#### Provided data:
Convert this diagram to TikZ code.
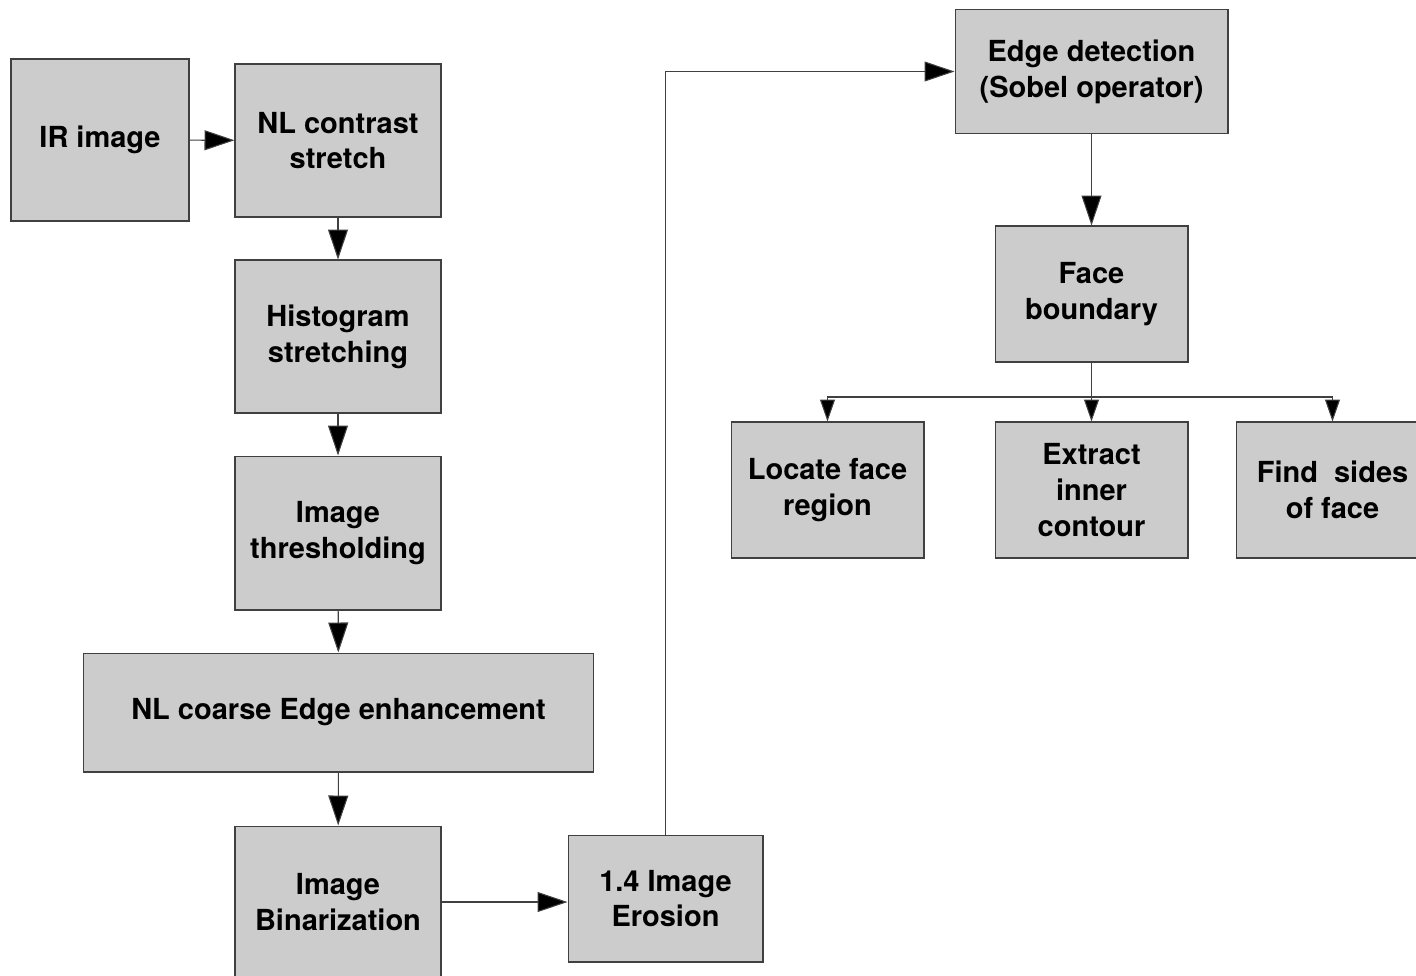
\documentclass[tikz,border=0pt]{standalone}
\usepackage{fontspec}
\setmainfont{TeX Gyre Heros}
\usetikzlibrary{arrows.meta}

\tikzset{
    stage/.style={draw=black!75, fill=black!20, line width=0.6pt, align=center,
        inner sep=0pt, font=\bfseries\fontsize{16.5}{20.4}\selectfont},
    flow/.style={draw=black!75, line width=0.6pt, -{Triangle[length=0.6cm,width=0.4cm,fill=black]}},
    branch/.style={draw=black!75, line width=0.6pt, -{Triangle[length=0.44cm,width=0.3cm,fill=black]}}
}

\begin{document}
\begin{tikzpicture}[x=0.02cm, y=-0.02cm]
    \useasboundingbox (0,0) rectangle (1416,975);

    % Preprocessing chain
    \node[stage, minimum width=3.56cm, minimum height=3.24cm] (ir) at (100,140) {IR image};
    \node[stage, minimum width=4.12cm, minimum height=3.06cm] (contrast) at (338,140.5) {NL contrast\\stretch};
    \node[stage, minimum width=4.12cm, minimum height=3.06cm] (hist) at (338,336.5) {Histogram\\stretching};
    \node[stage, minimum width=4.12cm, minimum height=3.08cm] (thresh) at (338,533) {Image\\thresholding};
    \node[stage, minimum width=10.22cm, minimum height=2.38cm] (enhance) at (338.5,712.5) {NL coarse Edge enhancement};
    \node[stage, minimum width=4.12cm, minimum height=3.04cm] (binar) at (338,902) {Image\\Binarization};
    \node[stage, minimum width=3.9cm, minimum height=2.54cm] (erosion) at (665.5,898.5) {1.4 Image\\Erosion};

    % Face localisation
    \node[stage, minimum width=5.46cm, minimum height=2.48cm] (sobel) at (1091.5,71.5) {Edge detection\\(Sobel operator)};
    \node[stage, minimum width=3.86cm, minimum height=2.72cm] (boundary) at (1091.5,294) {Face\\boundary};
    \node[stage, minimum width=3.86cm, minimum height=2.72cm] (locate) at (827.5,490) {Locate face\\region};
    \node[stage, minimum width=3.86cm, minimum height=2.72cm] (contour) at (1091.5,490) {Extract\\inner\\contour};
    \node[stage, minimum width=3.86cm, minimum height=2.72cm] (sides) at (1332.5,490) {Find\ \ sides\\of face};
    \coordinate (split) at (1091.5,397);

    % Connectors
    \draw[flow] (ir) -- (contrast);
    \draw[flow] (contrast) -- (hist);
    \draw[flow] (hist) -- (thresh);
    \draw[flow] (thresh) -- (enhance);
    \draw[flow] (enhance) -- (binar);
    \draw[flow] (binar.east) -- (binar.east -| erosion.west);
    \draw[flow] (erosion.north) |- (sobel.west);
    \draw[flow] (sobel) -- (boundary);

    % Branches
    \draw[draw=black!75, line width=0.6pt] (boundary) -- (split);
    \draw[branch] (split) -| (locate);
    \draw[branch] (split) -- (contour);
    \draw[branch] (split) -| (sides);
\end{tikzpicture}
\end{document}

#### What is being asked:
Go from the first line of the data above to the line containing "(0,0) rectangle (1416,975);" and retype exactly those lines, both included, but none of the pictures.

#### Answer:
Convert this diagram to TikZ code.
\documentclass[tikz,border=0pt]{standalone}
\usepackage{fontspec}
\setmainfont{TeX Gyre Heros}
\usetikzlibrary{arrows.meta}

\tikzset{
    stage/.style={draw=black!75, fill=black!20, line width=0.6pt, align=center,
        inner sep=0pt, font=\bfseries\fontsize{16.5}{20.4}\selectfont},
    flow/.style={draw=black!75, line width=0.6pt, -{Triangle[length=0.6cm,width=0.4cm,fill=black]}},
    branch/.style={draw=black!75, line width=0.6pt, -{Triangle[length=0.44cm,width=0.3cm,fill=black]}}
}

\begin{document}
\begin{tikzpicture}[x=0.02cm, y=-0.02cm]
    \useasboundingbox (0,0) rectangle (1416,975);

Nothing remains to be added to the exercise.